I can see how size is a big issue for new business models. How could you apply these models to an orchestra when they need 60 or 70 staff, is it possible to have commercially successful music played by an orchestra?

(RB) I think orchestras will have to be reconfigured. Why can’t an orchestra split up for a few months of the year and work as quartets or teaching music and then come back together for the rest of the year.

There is now so much pressure involved in getting into an orchestra that there simply isn’t time to get involved in these other areas.

(SG) We have a deal with Radio 3, where they record our concerts, and then after the broadcast we own the masters.

There are interesting things happening in the area, but we need to make the public more aware of them. We are putting classical music news into pop music channels such as VH1. Do you think this approach will get new people involved?

(RB) I got very interested in digital radio and there is a great selection of music available, some stations with a variety of good music from across genres. I think this will be a new model for people to find out about classical music.

I think the media also need to be addressed because they focus so much on selling CDs, and I’m not sure how relevant that is going to be in the future.

I’m from the Mercury Prize, and I have to say that there is a lack of music coming in that crosses genres. People tend to get channelled in a particular musical direction in the UK – especially the younger generation.

(RB) I recorded a John Cage song with Robert Wyatt, which was produced by Brian Eno, and I’ve come across a lot of other people who do this kind of eclectic work.

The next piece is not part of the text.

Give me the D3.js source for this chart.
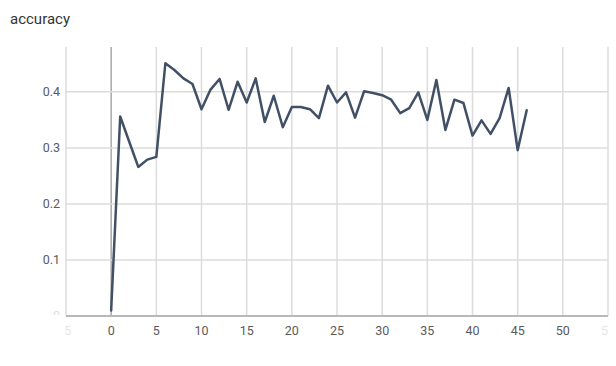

(PM) The challenge is to break down the compartmentalisation of music, and the internet provides a great opportunity to do that.

(ST) I come across people who will listen to a wide variety of music, and some people now see classical music as cool underground music. I’ve mixed the Royal Philharmonic with hip-hop, it might not be traditional but it does get people interested. I find that audiences have a much more diverse taste than we give them credit for.